In a paper to be published in June. Mario R. Capecchi says that in a typical bacteria. E. coli, one special amino acid is probably required to initiate the synthesis of all proteins. He suggests that this some amino acid may be necessary for the initiation of all protein synthesis.
Last night, University Professor John T. Eisell termed the research "a really important development, and a clue to a very general pattern of how protein synthesis gets started."
In the process of protein synthesis, information is transferred from DNA, a linear sequence of nucleotides, to messenger-DNA another type of nucleic acid. The messenger is then "read" and amino acids corresponding to the "words," or codens are joined together end-to-end in a long chain to form a protein.
It is known that one messenger sometimes codes for more than one protein.

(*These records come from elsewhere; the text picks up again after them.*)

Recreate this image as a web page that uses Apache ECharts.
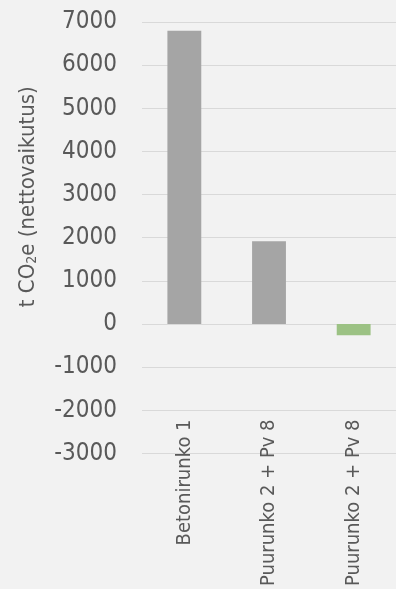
<!DOCTYPE html>
<html><head><meta charset="utf-8">
<script src="https://cdn.jsdelivr.net/npm/echarts@6/dist/echarts.min.js"></script>
<style>html,body{margin:0;padding:0;background:#f2f2f2}#c{width:396px;height:589px}</style>
</head><body><div id="c"></div>
<script>
const categories = ['Betonirunko 1', 'Puurunko 2 + Pv 8', 'Puurunko 2 + Pv 8'];
const values = [6800, 1920, -260];
const barColors = ['#a5a5a5', '#a5a5a5', '#9cc284'];
const yTicks = [-3000, -2000, -1000, 0, 1000, 2000, 3000, 4000, 5000, 6000, 7000];

const FONT = '"DejaVu Sans Condensed", Roboto, sans-serif';
const chart = echarts.init(document.getElementById('c'), null, {renderer: 'canvas'});
chart.setOption({
  backgroundColor: '#f2f2f2',
  animation: false,
  grid: {left: 142, right: -2, top: 22, bottom: 135, containLabel: false},
  xAxis: {
    type: 'category',
    data: categories,
    position: 'bottom',
    axisLine: {show: false, onZero: false},
    axisTick: {show: false},
    axisLabel: {
      rotate: 90, margin: -34, interval: 0,
      color: '#595959', fontSize: 20, fontFamily: FONT
    }
  },
  yAxis: {
    type: 'value',
    min: yTicks[0], max: yTicks[yTicks.length - 1], interval: 1000,
    axisLine: {show: false},
    axisTick: {show: false},
    splitLine: {lineStyle: {color: '#d9d9d9', width: 1}},
    axisLabel: {color: '#595959', fontSize: 24, fontFamily: FONT, margin: 25, formatter: v => String(v)},
    name: '{a|t CO}{s|2}{a|e (nettovaikutus)}',
    nameLocation: 'middle',
    nameGap: 103,
    nameRotate: 90,
    nameTextStyle: {
      padding: [0, 0, 0, 82],
      rich: {
        a: {color: '#595959', fontSize: 22, fontFamily: FONT},
        s: {color: '#595959', fontSize: 14, fontFamily: FONT, verticalAlign: 'bottom', padding: [8, 0, 0, 0]}
      }
    }
  },
  series: [{
    type: 'bar',
    barWidth: '40%',
    data: values.map((v, i) => ({value: v, itemStyle: {color: barColors[i]}}))
  }]
});
</script></body></html>
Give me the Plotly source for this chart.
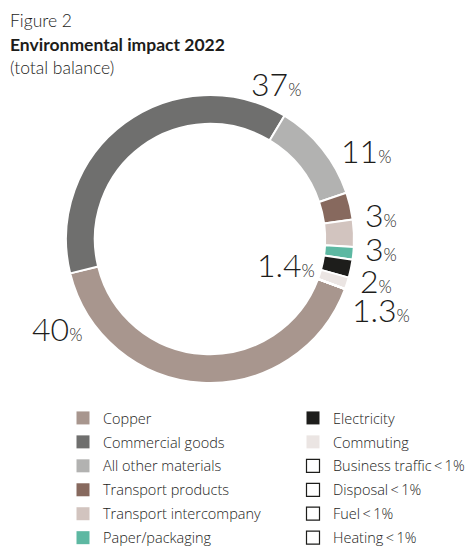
import plotly.graph_objects as go

W, H = 471, 554

# ---- data ----
categories = ["Copper", "Commercial goods", "All other materials", "Transport products",
              "Transport intercompany", "Paper/packaging", "Electricity", "Commuting",
              "Business traffic\u2009<\u20091%", "Disposal\u2009<\u20091%",
              "Fuel\u2009<\u20091%", "Heating\u2009<\u20091%"]
values = [40, 37, 11, 3, 3, 1.4, 2, 1.3, 0, 0, 0, 0]
colors = ["#a8968e", "#6f6f6e", "#b2b2b1", "#87695e", "#d2c4bf", "#5db8a2",
          "#1d1d1b", "#ebe5e3", "#ffffff", "#ffffff", "#ffffff", "#ffffff"]
pct_labels = ["40", "37", "11", "3", "3", "1.4", "2", "1.3"]
title_lines = ["Figure 2", "<b>Environmental impact 2022</b>", "(total balance)"]

FONT = "Lato"
LFONT = "Open Sans"
TXT = "#1d1d1b"

fig = go.Figure()

cx, cy, r = 210, 239, 144
fig.add_trace(go.Pie(
    labels=categories, values=values, sort=False, direction="clockwise",
    rotation=110.3, hole=0.80, textinfo="none", hoverinfo="label+value",
    marker=dict(colors=colors, line=dict(color="white", width=2)),
    domain=dict(x=[(cx - r) / W, (cx + r) / W], y=[(H - cy - r) / H, (H - cy + r) / H]),
    showlegend=False,
))

# legend entries via empty scatter traces (two columns)
for i, (name, col) in enumerate(zip(categories, colors)):
    outline = col == "#ffffff"
    fig.add_trace(go.Scatter(
        x=[None], y=[None], mode="markers", name=name,
        legend="legend" if i < 6 else "legend2", legendgroup=name,
        marker=dict(symbol="square", size=13, color=col,
                    line=dict(color=TXT if outline else col, width=1.2 if outline else 0)),
    ))

annotations = []
# title block
for line, top in zip(title_lines, [8, 31.5, 55]):
    annotations.append(dict(
        text=line, x=8 / W, y=1 - top / H, xref="paper", yref="paper",
        xanchor="left", yanchor="top", showarrow=False,
        font=dict(family=FONT, size=17.5, color=TXT, weight=300),
    ))

# percentage labels (left x, vertical centre of digits)
label_pos = [(30, 330), (249, 85.5), (339, 151.5), (363, 216.5), (363, 250),
             (255, 266), (358, 281.5), (350, 310.5)]
for txt, (lx, ly) in zip(pct_labels, label_pos):
    annotations.append(dict(
        text=f"{txt}<span style='font-size:17px'>%</span>",
        x=lx / W, y=1 - (ly - 1.5) / H, xref="paper", yref="paper",
        xanchor="left", yanchor="middle", showarrow=False,
        font=dict(family=FONT, size=32, color=TXT, weight=300),
    ))

leg_font = dict(family=LFONT, size=14.5, color=TXT, weight=300)
common_leg = dict(xanchor="left", yanchor="bottom", y=0, font=leg_font,
                  traceorder="grouped", tracegroupgap=2.1, bgcolor="rgba(0,0,0,0)")
fig.update_layout(
    width=W, height=H,
    margin=dict(l=0, r=0, t=0, b=0),
    paper_bgcolor="white", plot_bgcolor="white",
    xaxis=dict(visible=False), yaxis=dict(visible=False),
    legend=dict(x=63 / W, **common_leg),
    legend2=dict(x=293 / W, **common_leg),
    annotations=annotations,
)

fig.write_html("out.html")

However, it was not understood how the cell "punctuated" the message to separate one protein from the next: the chain of the first protein must be terminated right before the first amino acid of the second protein. For a while it was thought that the only signal required was a special codon in the messenger that said "stop."
But last fall Capecchi and Jerry M. Adams, another pre-doctoral student at the Biology labs, found evidence that an initiator signal was also required, and that part one of this signal was the amino acid N-formylmethionine.
Verification of their hypothesis in living systems was complicated by the presence of an enzyme which removed the initiator from chains as soon as the chains were completed. They got around this difficulty by first working with in vitro viral systems.
Now Capecchi has found that the amount of this amino acid found in E. coli is consistent with their proposal. And within a few months, he believes, we may know if this scheme can be generalized to all systems, including mammals.